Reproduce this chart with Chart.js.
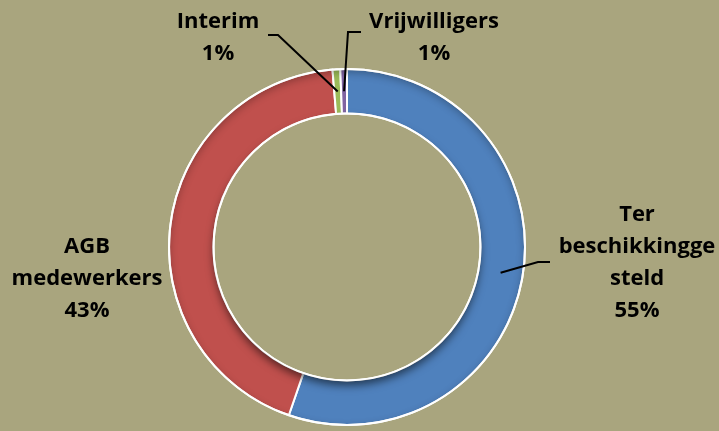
<!DOCTYPE html>
<html>
<head>
<meta charset="utf-8">
<script src="https://cdn.jsdelivr.net/npm/chart.js@4/dist/chart.umd.min.js"></script>
<style>
html, body { margin: 0; padding: 0; background: #a9a57e; }
#wrap { width: 719px; height: 431px; }
</style>
</head>
<body>
<div id="wrap"><canvas id="chart" width="719" height="431"></canvas></div>
<script>
// Data
const categories = ['Ter beschikkinggesteld', 'AGB medewerkers', 'Interim', 'Vrijwilligers'];
const labelLines = [['Ter', 'beschikkingge', 'steld'], ['AGB', 'medewerkers'], ['Interim'], ['Vrijwilligers']];
const shares = [55.3, 43.4, 0.7, 0.6];
const sliceColors = ['#4f81bd', '#c0504d', '#9bbb59', '#8064a2'];

// where each label block sits (centre of first line) and its leader line
const labelSpots = [
    { x: 637, y: 215, leader: [[550, 262], [538, 262]] },
    { x: 87, y: 247, leader: null },
    { x: 218, y: 22, leader: [[268, 35], [278, 35]] },
    { x: 434, y: 22, leader: [[361, 32], [348, 32]] }
];

const ringLabels = {
    id: 'ringLabels',
    afterDatasetsDraw(chart) {
        const ctx = chart.ctx;
        const arcs = chart.getDatasetMeta(0).data;
        if (!arcs.length) return;
        const { x: cx, y: cy, innerRadius: ri, outerRadius: ro } = arcs[0];

        // soft inner shadow on the ring
        ctx.save();
        ctx.beginPath();
        ctx.arc(cx, cy, ro, 0, Math.PI * 2);
        ctx.arc(cx, cy, ri, 0, Math.PI * 2, true);
        ctx.clip();
        ctx.shadowColor = 'rgba(0,0,0,0.55)';
        ctx.shadowBlur = 9;
        ctx.shadowOffsetY = 5;
        ctx.beginPath();
        ctx.arc(cx, cy, ri, 0, Math.PI * 2);
        ctx.fillStyle = '#000';
        ctx.fill();
        ctx.shadowColor = 'rgba(0,0,0,0.3)';
        ctx.shadowOffsetY = 3;
        ctx.beginPath();
        ctx.rect(0, 0, chart.width, chart.height);
        ctx.arc(cx, cy, ro, 0, Math.PI * 2, true);
        ctx.fill();
        ctx.restore();

        ctx.save();
        ctx.strokeStyle = '#fff';
        ctx.lineWidth = 2;
        ctx.beginPath();
        ctx.arc(cx, cy, ro, 0, Math.PI * 2);
        ctx.stroke();
        ctx.beginPath();
        ctx.arc(cx, cy, ri, 0, Math.PI * 2);
        ctx.stroke();
        ctx.restore();

        ctx.save();
        ctx.font = 'bold 22px "Open Sans"';
        ctx.fillStyle = '#000';
        ctx.textAlign = 'center';
        ctx.textBaseline = 'middle';
        arcs.forEach((arc, i) => {
            const spot = labelSpots[i];
            const lines = labelLines[i].concat(Math.round(shares[i]) + '%');
            lines.forEach((t, j) => ctx.fillText(t, spot.x, spot.y + j * 32));
            if (spot.leader) {
                const p = arc.tooltipPosition();
                ctx.strokeStyle = '#000';
                ctx.lineWidth = 2;
                ctx.beginPath();
                ctx.moveTo(spot.leader[0][0], spot.leader[0][1]);
                ctx.lineTo(spot.leader[1][0], spot.leader[1][1]);
                ctx.lineTo(p.x, p.y);
                ctx.stroke();
            }
        });
        ctx.restore();
    }
};

new Chart(document.getElementById('chart'), {
    type: 'doughnut',
    data: {
        labels: categories,
        datasets: [{ data: shares, backgroundColor: sliceColors, borderColor: '#fff', borderWidth: 2, hoverOffset: 0 }]
    },
    options: {
        responsive: false,
        animation: false,
        cutout: '75%',
        layout: { padding: { top: 68, bottom: 5, left: 0, right: 25 } },
        plugins: { legend: { display: false }, tooltip: { enabled: false } }
    },
    plugins: [ringLabels]
});
</script>
</body>
</html>
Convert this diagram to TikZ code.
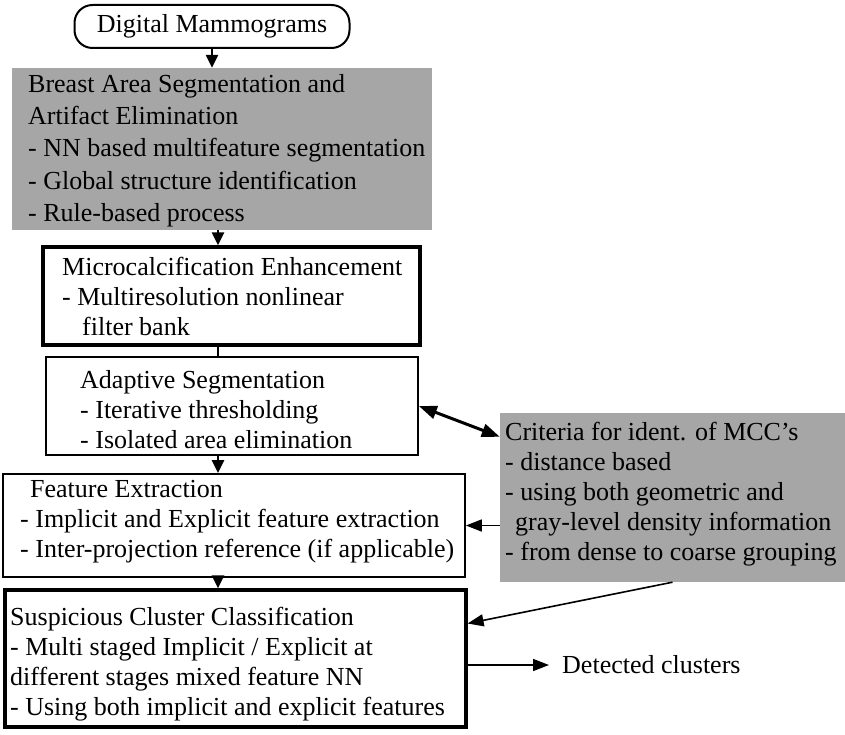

*THE EXERCISE:* Restate the entire listing word for word, excluding pictures.

*TASK ANSWER:*
Reproduce this chart with Chart.js.
<!DOCTYPE html>
<html>
<head>
<meta charset="utf-8">
<script src="https://cdn.jsdelivr.net/npm/chart.js@4/dist/chart.umd.min.js"></script>
<style>
html, body { margin: 0; padding: 0; background: #a9a57e; }
#wrap { width: 719px; height: 431px; }
</style>
</head>
<body>
<div id="wrap"><canvas id="chart" width="719" height="431"></canvas></div>
<script>
// Data
const categories = ['Ter beschikkinggesteld', 'AGB medewerkers', 'Interim', 'Vrijwilligers'];
const labelLines = [['Ter', 'beschikkingge', 'steld'], ['AGB', 'medewerkers'], ['Interim'], ['Vrijwilligers']];
const shares = [55.3, 43.4, 0.7, 0.6];
const sliceColors = ['#4f81bd', '#c0504d', '#9bbb59', '#8064a2'];

// where each label block sits (centre of first line) and its leader line
const labelSpots = [
    { x: 637, y: 215, leader: [[550, 262], [538, 262]] },
    { x: 87, y: 247, leader: null },
    { x: 218, y: 22, leader: [[268, 35], [278, 35]] },
    { x: 434, y: 22, leader: [[361, 32], [348, 32]] }
];

const ringLabels = {
    id: 'ringLabels',
    afterDatasetsDraw(chart) {
        const ctx = chart.ctx;
        const arcs = chart.getDatasetMeta(0).data;
        if (!arcs.length) return;
        const { x: cx, y: cy, innerRadius: ri, outerRadius: ro } = arcs[0];

        // soft inner shadow on the ring
        ctx.save();
        ctx.beginPath();
        ctx.arc(cx, cy, ro, 0, Math.PI * 2);
        ctx.arc(cx, cy, ri, 0, Math.PI * 2, true);
        ctx.clip();
        ctx.shadowColor = 'rgba(0,0,0,0.55)';
        ctx.shadowBlur = 9;
        ctx.shadowOffsetY = 5;
        ctx.beginPath();
        ctx.arc(cx, cy, ri, 0, Math.PI * 2);
        ctx.fillStyle = '#000';
        ctx.fill();
        ctx.shadowColor = 'rgba(0,0,0,0.3)';
        ctx.shadowOffsetY = 3;
        ctx.beginPath();
        ctx.rect(0, 0, chart.width, chart.height);
        ctx.arc(cx, cy, ro, 0, Math.PI * 2, true);
        ctx.fill();
        ctx.restore();

        ctx.save();
        ctx.strokeStyle = '#fff';
        ctx.lineWidth = 2;
        ctx.beginPath();
        ctx.arc(cx, cy, ro, 0, Math.PI * 2);
        ctx.stroke();
        ctx.beginPath();
        ctx.arc(cx, cy, ri, 0, Math.PI * 2);
        ctx.stroke();
        ctx.restore();

        ctx.save();
        ctx.font = 'bold 22px "Open Sans"';
        ctx.fillStyle = '#000';
        ctx.textAlign = 'center';
        ctx.textBaseline = 'middle';
        arcs.forEach((arc, i) => {
            const spot = labelSpots[i];
            const lines = labelLines[i].concat(Math.round(shares[i]) + '%');
            lines.forEach((t, j) => ctx.fillText(t, spot.x, spot.y + j * 32));
            if (spot.leader) {
                const p = arc.tooltipPosition();
                ctx.strokeStyle = '#000';
                ctx.lineWidth = 2;
                ctx.beginPath();
                ctx.moveTo(spot.leader[0][0], spot.leader[0][1]);
                ctx.lineTo(spot.leader[1][0], spot.leader[1][1]);
                ctx.lineTo(p.x, p.y);
                ctx.stroke();
            }
        });
        ctx.restore();
    }
};

new Chart(document.getElementById('chart'), {
    type: 'doughnut',
    data: {
        labels: categories,
        datasets: [{ data: shares, backgroundColor: sliceColors, borderColor: '#fff', borderWidth: 2, hoverOffset: 0 }]
    },
    options: {
        responsive: false,
        animation: false,
        cutout: '75%',
        layout: { padding: { top: 68, bottom: 5, left: 0, right: 25 } },
        plugins: { legend: { display: false }, tooltip: { enabled: false } }
    },
    plugins: [ringLabels]
});
</script>
</body>
</html>
Convert this diagram to TikZ code.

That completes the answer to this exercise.